======== Recorded data

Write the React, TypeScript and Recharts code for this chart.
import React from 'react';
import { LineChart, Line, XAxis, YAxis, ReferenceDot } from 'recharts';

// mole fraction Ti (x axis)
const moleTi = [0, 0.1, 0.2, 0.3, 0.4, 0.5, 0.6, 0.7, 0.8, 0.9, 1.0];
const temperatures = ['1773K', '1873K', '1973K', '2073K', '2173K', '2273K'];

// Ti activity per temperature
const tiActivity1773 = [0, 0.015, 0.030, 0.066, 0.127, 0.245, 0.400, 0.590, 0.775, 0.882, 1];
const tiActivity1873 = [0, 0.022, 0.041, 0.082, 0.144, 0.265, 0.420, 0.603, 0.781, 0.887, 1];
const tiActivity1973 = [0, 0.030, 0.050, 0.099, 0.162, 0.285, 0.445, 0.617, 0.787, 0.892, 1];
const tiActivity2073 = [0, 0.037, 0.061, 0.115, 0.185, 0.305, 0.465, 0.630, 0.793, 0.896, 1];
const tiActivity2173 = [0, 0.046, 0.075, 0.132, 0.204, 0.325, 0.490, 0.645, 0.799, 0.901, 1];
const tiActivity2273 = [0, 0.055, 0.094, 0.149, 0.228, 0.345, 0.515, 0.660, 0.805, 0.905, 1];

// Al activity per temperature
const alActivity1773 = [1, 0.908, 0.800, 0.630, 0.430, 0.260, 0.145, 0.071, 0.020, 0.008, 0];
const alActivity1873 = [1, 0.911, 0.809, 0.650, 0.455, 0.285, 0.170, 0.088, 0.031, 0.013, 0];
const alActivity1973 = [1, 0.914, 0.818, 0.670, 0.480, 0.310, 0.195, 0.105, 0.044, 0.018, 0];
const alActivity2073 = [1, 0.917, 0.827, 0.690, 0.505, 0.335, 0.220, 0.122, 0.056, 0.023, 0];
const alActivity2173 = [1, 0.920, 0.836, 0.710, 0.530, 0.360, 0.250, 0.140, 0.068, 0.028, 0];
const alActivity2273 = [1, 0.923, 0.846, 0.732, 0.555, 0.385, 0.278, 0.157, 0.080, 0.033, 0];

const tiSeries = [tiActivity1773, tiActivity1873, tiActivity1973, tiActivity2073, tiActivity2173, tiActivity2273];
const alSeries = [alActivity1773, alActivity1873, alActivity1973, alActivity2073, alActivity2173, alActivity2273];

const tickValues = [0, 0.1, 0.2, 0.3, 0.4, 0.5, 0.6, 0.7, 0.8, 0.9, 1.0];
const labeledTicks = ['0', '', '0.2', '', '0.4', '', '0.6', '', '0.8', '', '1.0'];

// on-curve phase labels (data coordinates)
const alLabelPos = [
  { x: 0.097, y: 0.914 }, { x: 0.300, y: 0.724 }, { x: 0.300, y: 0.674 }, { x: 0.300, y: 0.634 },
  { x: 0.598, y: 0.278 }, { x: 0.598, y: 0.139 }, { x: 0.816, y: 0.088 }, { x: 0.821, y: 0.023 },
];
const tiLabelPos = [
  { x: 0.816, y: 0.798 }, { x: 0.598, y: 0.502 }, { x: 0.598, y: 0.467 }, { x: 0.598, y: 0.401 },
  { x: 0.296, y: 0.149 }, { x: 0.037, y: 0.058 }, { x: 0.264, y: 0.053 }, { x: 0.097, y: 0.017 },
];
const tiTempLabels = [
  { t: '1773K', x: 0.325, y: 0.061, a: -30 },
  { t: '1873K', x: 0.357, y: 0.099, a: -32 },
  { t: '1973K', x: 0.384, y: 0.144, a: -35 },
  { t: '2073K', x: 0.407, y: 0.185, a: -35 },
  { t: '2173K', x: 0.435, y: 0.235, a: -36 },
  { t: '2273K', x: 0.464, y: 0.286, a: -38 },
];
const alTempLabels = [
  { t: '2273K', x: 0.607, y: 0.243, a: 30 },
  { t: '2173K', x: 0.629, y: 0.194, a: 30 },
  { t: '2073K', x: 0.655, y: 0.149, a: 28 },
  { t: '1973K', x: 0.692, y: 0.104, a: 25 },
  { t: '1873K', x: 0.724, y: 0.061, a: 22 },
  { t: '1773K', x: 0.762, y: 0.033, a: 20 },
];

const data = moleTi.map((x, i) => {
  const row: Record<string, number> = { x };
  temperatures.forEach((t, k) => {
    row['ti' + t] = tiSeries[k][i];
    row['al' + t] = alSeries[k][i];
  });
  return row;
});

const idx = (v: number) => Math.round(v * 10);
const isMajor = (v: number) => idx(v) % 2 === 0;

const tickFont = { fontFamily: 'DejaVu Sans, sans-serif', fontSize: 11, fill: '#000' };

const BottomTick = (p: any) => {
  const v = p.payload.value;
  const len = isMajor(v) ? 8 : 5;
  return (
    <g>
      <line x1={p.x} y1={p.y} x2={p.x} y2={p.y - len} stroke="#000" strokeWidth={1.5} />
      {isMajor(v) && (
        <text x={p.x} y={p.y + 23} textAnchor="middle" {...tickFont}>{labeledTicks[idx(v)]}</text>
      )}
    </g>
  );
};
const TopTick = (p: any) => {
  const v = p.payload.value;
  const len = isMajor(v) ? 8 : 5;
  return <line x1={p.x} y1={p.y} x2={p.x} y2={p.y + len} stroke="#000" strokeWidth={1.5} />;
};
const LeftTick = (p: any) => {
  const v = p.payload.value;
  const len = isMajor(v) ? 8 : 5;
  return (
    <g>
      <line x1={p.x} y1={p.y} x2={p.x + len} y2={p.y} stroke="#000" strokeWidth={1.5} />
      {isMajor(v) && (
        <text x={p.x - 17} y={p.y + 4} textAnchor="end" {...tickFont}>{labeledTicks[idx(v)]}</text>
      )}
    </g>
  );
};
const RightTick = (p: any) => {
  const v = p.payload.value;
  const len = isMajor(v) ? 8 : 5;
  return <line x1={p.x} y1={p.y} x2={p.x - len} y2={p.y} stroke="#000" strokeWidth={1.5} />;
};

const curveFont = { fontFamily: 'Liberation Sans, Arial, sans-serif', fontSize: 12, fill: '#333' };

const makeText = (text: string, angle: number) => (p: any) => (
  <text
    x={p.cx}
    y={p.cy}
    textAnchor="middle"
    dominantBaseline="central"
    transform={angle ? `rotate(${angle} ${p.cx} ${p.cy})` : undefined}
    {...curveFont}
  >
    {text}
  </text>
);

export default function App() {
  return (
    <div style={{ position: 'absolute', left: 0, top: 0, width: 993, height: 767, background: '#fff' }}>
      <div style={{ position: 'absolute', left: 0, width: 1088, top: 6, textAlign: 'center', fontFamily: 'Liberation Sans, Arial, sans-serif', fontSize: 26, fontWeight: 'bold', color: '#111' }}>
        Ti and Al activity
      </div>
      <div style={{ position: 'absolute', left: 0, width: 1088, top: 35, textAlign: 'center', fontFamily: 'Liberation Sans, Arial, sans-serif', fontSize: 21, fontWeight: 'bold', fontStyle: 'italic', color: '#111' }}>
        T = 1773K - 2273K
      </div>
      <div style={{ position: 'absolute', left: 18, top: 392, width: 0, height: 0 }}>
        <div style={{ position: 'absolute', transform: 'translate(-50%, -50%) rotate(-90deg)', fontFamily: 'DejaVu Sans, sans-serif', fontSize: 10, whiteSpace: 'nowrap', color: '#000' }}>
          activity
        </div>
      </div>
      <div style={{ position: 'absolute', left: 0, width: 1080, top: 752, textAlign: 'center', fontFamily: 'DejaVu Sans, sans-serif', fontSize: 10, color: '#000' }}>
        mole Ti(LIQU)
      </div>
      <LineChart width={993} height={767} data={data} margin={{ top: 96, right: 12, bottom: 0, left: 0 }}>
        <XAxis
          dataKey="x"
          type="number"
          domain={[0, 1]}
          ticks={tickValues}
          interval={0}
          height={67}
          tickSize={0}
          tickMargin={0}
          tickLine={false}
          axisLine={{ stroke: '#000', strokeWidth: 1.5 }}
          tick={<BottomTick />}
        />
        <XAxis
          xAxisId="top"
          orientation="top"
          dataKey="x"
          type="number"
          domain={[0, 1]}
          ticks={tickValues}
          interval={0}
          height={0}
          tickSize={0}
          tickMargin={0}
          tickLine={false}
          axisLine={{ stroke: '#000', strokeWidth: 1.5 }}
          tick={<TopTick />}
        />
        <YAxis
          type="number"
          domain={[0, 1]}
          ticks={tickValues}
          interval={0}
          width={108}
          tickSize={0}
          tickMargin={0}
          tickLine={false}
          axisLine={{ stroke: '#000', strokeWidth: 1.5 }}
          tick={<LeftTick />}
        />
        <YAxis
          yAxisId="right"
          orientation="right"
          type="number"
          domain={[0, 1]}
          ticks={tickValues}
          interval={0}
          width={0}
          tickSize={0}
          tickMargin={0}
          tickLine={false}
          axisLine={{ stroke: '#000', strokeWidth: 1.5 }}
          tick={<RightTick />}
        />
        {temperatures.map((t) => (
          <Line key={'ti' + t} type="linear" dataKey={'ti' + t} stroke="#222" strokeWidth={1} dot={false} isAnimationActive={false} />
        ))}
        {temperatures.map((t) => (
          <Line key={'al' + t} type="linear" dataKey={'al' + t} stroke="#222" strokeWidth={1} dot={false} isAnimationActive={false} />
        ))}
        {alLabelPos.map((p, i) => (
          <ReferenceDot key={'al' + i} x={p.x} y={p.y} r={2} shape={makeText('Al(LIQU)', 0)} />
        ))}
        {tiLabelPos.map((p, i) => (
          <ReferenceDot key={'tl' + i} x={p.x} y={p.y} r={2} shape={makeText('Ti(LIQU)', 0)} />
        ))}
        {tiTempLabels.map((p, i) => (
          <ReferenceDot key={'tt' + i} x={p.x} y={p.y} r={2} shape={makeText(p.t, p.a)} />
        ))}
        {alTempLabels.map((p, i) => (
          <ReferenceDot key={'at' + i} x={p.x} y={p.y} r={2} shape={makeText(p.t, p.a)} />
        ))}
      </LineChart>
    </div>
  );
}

================

• **What you will do**
Exactly repeat the lines above, from the opening line through the one with "['1773K', '1873K', '1973K', '2073K', '2173K', '2273K'];", and include nothing else.

• **Response**
Write the React, TypeScript and Recharts code for this chart.
import React from 'react';
import { LineChart, Line, XAxis, YAxis, ReferenceDot } from 'recharts';

// mole fraction Ti (x axis)
const moleTi = [0, 0.1, 0.2, 0.3, 0.4, 0.5, 0.6, 0.7, 0.8, 0.9, 1.0];
const temperatures = ['1773K', '1873K', '1973K', '2073K', '2173K', '2273K'];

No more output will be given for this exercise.